## What you will do:
Drop the pictures, then extract the listing word for word.

## Raw data:
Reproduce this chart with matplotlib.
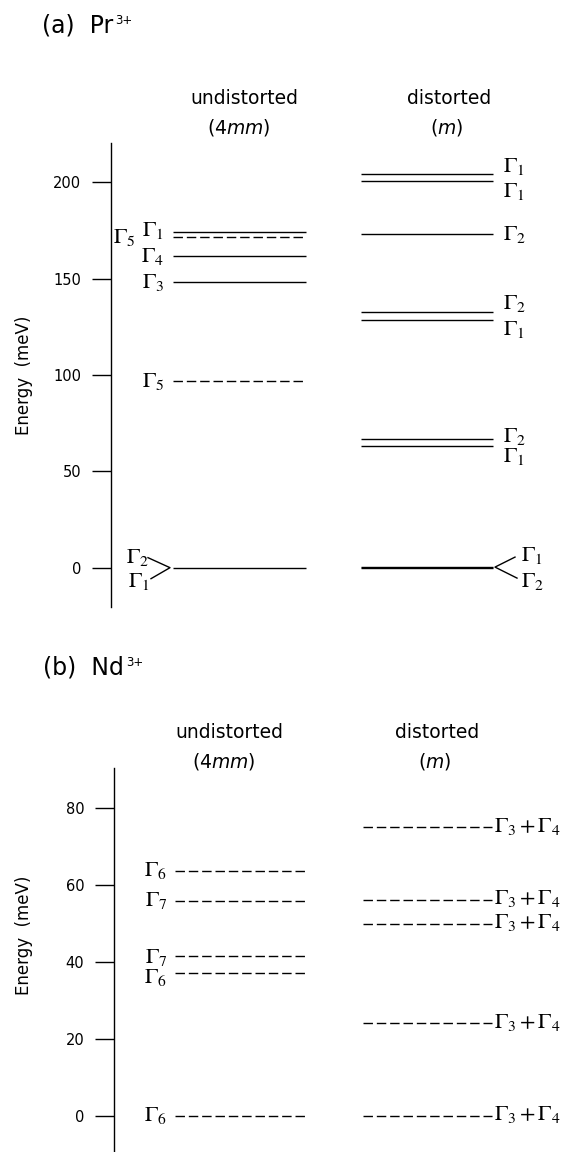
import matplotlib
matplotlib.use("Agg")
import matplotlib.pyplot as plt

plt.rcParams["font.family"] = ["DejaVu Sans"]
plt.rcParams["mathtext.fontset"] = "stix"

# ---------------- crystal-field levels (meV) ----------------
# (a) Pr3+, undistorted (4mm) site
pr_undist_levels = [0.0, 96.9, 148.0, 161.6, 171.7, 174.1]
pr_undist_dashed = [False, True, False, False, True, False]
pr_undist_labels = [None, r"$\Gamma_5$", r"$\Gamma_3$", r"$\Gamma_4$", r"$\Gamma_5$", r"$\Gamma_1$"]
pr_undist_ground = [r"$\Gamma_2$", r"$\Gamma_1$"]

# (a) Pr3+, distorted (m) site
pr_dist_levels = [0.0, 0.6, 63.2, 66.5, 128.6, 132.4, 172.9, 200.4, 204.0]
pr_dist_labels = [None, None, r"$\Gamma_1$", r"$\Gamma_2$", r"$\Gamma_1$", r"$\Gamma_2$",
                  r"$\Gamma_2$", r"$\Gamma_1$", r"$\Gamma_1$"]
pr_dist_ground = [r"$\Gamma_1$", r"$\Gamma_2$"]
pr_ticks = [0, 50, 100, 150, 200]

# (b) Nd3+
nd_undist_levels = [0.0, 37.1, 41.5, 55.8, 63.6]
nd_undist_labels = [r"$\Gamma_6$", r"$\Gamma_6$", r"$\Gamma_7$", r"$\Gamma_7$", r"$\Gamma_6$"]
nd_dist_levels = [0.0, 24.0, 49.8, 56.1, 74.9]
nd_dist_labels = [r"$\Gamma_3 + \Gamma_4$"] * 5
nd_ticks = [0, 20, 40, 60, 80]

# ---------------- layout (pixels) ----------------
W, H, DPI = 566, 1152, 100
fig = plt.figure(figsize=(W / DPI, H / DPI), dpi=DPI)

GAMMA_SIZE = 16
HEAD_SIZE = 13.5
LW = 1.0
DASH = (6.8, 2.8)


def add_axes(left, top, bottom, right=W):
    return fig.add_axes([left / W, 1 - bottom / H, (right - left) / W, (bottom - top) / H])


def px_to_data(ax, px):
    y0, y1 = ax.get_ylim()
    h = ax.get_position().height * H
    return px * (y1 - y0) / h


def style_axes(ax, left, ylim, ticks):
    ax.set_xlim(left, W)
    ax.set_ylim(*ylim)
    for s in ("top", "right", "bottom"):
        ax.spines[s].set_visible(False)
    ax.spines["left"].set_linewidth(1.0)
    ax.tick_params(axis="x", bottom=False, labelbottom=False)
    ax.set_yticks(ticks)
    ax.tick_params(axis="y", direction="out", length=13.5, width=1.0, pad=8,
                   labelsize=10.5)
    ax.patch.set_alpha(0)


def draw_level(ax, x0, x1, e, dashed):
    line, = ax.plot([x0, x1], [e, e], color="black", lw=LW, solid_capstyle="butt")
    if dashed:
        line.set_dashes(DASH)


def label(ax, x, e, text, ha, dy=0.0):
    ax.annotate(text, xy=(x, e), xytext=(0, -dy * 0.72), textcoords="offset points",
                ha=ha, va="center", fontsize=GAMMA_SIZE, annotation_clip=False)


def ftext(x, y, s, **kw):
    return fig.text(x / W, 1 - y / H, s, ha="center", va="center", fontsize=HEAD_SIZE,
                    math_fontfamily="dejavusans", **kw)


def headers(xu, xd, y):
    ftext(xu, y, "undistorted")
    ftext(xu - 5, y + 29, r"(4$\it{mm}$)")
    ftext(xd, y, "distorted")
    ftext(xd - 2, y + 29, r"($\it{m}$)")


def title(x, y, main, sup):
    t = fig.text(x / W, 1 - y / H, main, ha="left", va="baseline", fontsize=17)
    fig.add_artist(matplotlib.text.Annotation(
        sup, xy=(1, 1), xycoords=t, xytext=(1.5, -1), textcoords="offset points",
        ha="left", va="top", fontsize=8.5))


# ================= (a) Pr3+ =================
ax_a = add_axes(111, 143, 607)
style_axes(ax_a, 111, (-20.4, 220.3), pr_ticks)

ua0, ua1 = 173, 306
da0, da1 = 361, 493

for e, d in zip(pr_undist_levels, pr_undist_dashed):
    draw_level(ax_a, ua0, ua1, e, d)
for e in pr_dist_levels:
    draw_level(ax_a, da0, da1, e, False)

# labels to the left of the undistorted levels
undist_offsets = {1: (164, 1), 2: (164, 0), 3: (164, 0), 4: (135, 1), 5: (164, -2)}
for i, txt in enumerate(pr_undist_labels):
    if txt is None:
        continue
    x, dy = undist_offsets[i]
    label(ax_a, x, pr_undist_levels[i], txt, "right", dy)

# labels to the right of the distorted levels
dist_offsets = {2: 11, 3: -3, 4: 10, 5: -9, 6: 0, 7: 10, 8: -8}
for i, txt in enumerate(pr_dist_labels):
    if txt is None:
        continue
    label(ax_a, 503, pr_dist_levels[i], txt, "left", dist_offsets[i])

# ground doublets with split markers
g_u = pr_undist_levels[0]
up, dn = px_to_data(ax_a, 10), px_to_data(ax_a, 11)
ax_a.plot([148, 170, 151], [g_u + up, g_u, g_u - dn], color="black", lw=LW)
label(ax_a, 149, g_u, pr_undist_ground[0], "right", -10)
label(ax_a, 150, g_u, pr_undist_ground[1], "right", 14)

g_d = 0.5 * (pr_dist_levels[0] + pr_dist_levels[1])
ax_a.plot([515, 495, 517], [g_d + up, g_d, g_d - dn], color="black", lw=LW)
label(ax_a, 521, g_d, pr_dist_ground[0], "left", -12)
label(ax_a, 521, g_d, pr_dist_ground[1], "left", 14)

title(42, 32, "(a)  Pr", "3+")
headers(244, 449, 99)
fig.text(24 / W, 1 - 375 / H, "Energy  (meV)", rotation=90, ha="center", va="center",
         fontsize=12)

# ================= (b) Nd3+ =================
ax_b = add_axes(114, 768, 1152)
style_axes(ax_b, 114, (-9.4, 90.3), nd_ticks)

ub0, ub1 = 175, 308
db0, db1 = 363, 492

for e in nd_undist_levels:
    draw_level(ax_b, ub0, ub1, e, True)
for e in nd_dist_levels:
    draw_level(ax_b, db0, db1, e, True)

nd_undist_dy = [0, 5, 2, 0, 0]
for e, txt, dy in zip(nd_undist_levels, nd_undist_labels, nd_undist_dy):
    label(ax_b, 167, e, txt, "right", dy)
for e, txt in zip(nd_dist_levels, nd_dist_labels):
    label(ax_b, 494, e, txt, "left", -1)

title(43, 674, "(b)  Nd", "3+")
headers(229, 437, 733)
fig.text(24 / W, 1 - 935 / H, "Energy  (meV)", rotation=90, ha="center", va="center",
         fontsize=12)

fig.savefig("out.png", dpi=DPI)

## Solution:
Reproduce this chart with matplotlib.
import matplotlib
matplotlib.use("Agg")
import matplotlib.pyplot as plt

plt.rcParams["font.family"] = ["DejaVu Sans"]
plt.rcParams["mathtext.fontset"] = "stix"

# ---------------- crystal-field levels (meV) ----------------
# (a) Pr3+, undistorted (4mm) site
pr_undist_levels = [0.0, 96.9, 148.0, 161.6, 171.7, 174.1]
pr_undist_dashed = [False, True, False, False, True, False]
pr_undist_labels = [None, r"$\Gamma_5$", r"$\Gamma_3$", r"$\Gamma_4$", r"$\Gamma_5$", r"$\Gamma_1$"]
pr_undist_ground = [r"$\Gamma_2$", r"$\Gamma_1$"]

# (a) Pr3+, distorted (m) site
pr_dist_levels = [0.0, 0.6, 63.2, 66.5, 128.6, 132.4, 172.9, 200.4, 204.0]
pr_dist_labels = [None, None, r"$\Gamma_1$", r"$\Gamma_2$", r"$\Gamma_1$", r"$\Gamma_2$",
                  r"$\Gamma_2$", r"$\Gamma_1$", r"$\Gamma_1$"]
pr_dist_ground = [r"$\Gamma_1$", r"$\Gamma_2$"]
pr_ticks = [0, 50, 100, 150, 200]

# (b) Nd3+
nd_undist_levels = [0.0, 37.1, 41.5, 55.8, 63.6]
nd_undist_labels = [r"$\Gamma_6$", r"$\Gamma_6$", r"$\Gamma_7$", r"$\Gamma_7$", r"$\Gamma_6$"]
nd_dist_levels = [0.0, 24.0, 49.8, 56.1, 74.9]
nd_dist_labels = [r"$\Gamma_3 + \Gamma_4$"] * 5
nd_ticks = [0, 20, 40, 60, 80]

# ---------------- layout (pixels) ----------------
W, H, DPI = 566, 1152, 100
fig = plt.figure(figsize=(W / DPI, H / DPI), dpi=DPI)

GAMMA_SIZE = 16
HEAD_SIZE = 13.5
LW = 1.0
DASH = (6.8, 2.8)


def add_axes(left, top, bottom, right=W):
    return fig.add_axes([left / W, 1 - bottom / H, (right - left) / W, (bottom - top) / H])


def px_to_data(ax, px):
    y0, y1 = ax.get_ylim()
    h = ax.get_position().height * H
    return px * (y1 - y0) / h


def style_axes(ax, left, ylim, ticks):
    ax.set_xlim(left, W)
    ax.set_ylim(*ylim)
    for s in ("top", "right", "bottom"):
        ax.spines[s].set_visible(False)
    ax.spines["left"].set_linewidth(1.0)
    ax.tick_params(axis="x", bottom=False, labelbottom=False)
    ax.set_yticks(ticks)
    ax.tick_params(axis="y", direction="out", length=13.5, width=1.0, pad=8,
                   labelsize=10.5)
    ax.patch.set_alpha(0)


def draw_level(ax, x0, x1, e, dashed):
    line, = ax.plot([x0, x1], [e, e], color="black", lw=LW, solid_capstyle="butt")
    if dashed:
        line.set_dashes(DASH)


def label(ax, x, e, text, ha, dy=0.0):
    ax.annotate(text, xy=(x, e), xytext=(0, -dy * 0.72), textcoords="offset points",
                ha=ha, va="center", fontsize=GAMMA_SIZE, annotation_clip=False)


def ftext(x, y, s, **kw):
    return fig.text(x / W, 1 - y / H, s, ha="center", va="center", fontsize=HEAD_SIZE,
                    math_fontfamily="dejavusans", **kw)


def headers(xu, xd, y):
    ftext(xu, y, "undistorted")
    ftext(xu - 5, y + 29, r"(4$\it{mm}$)")
    ftext(xd, y, "distorted")
    ftext(xd - 2, y + 29, r"($\it{m}$)")


def title(x, y, main, sup):
    t = fig.text(x / W, 1 - y / H, main, ha="left", va="baseline", fontsize=17)
    fig.add_artist(matplotlib.text.Annotation(
        sup, xy=(1, 1), xycoords=t, xytext=(1.5, -1), textcoords="offset points",
        ha="left", va="top", fontsize=8.5))


# ================= (a) Pr3+ =================
ax_a = add_axes(111, 143, 607)
style_axes(ax_a, 111, (-20.4, 220.3), pr_ticks)

ua0, ua1 = 173, 306
da0, da1 = 361, 493

for e, d in zip(pr_undist_levels, pr_undist_dashed):
    draw_level(ax_a, ua0, ua1, e, d)
for e in pr_dist_levels:
    draw_level(ax_a, da0, da1, e, False)

# labels to the left of the undistorted levels
undist_offsets = {1: (164, 1), 2: (164, 0), 3: (164, 0), 4: (135, 1), 5: (164, -2)}
for i, txt in enumerate(pr_undist_labels):
    if txt is None:
        continue
    x, dy = undist_offsets[i]
    label(ax_a, x, pr_undist_levels[i], txt, "right", dy)

# labels to the right of the distorted levels
dist_offsets = {2: 11, 3: -3, 4: 10, 5: -9, 6: 0, 7: 10, 8: -8}
for i, txt in enumerate(pr_dist_labels):
    if txt is None:
        continue
    label(ax_a, 503, pr_dist_levels[i], txt, "left", dist_offsets[i])

# ground doublets with split markers
g_u = pr_undist_levels[0]
up, dn = px_to_data(ax_a, 10), px_to_data(ax_a, 11)
ax_a.plot([148, 170, 151], [g_u + up, g_u, g_u - dn], color="black", lw=LW)
label(ax_a, 149, g_u, pr_undist_ground[0], "right", -10)
label(ax_a, 150, g_u, pr_undist_ground[1], "right", 14)

g_d = 0.5 * (pr_dist_levels[0] + pr_dist_levels[1])
ax_a.plot([515, 495, 517], [g_d + up, g_d, g_d - dn], color="black", lw=LW)
label(ax_a, 521, g_d, pr_dist_ground[0], "left", -12)
label(ax_a, 521, g_d, pr_dist_ground[1], "left", 14)

title(42, 32, "(a)  Pr", "3+")
headers(244, 449, 99)
fig.text(24 / W, 1 - 375 / H, "Energy  (meV)", rotation=90, ha="center", va="center",
         fontsize=12)

# ================= (b) Nd3+ =================
ax_b = add_axes(114, 768, 1152)
style_axes(ax_b, 114, (-9.4, 90.3), nd_ticks)

ub0, ub1 = 175, 308
db0, db1 = 363, 492

for e in nd_undist_levels:
    draw_level(ax_b, ub0, ub1, e, True)
for e in nd_dist_levels:
    draw_level(ax_b, db0, db1, e, True)

nd_undist_dy = [0, 5, 2, 0, 0]
for e, txt, dy in zip(nd_undist_levels, nd_undist_labels, nd_undist_dy):
    label(ax_b, 167, e, txt, "right", dy)
for e, txt in zip(nd_dist_levels, nd_dist_labels):
    label(ax_b, 494, e, txt, "left", -1)

title(43, 674, "(b)  Nd", "3+")
headers(229, 437, 733)
fig.text(24 / W, 1 - 935 / H, "Energy  (meV)", rotation=90, ha="center", va="center",
         fontsize=12)

fig.savefig("out.png", dpi=DPI)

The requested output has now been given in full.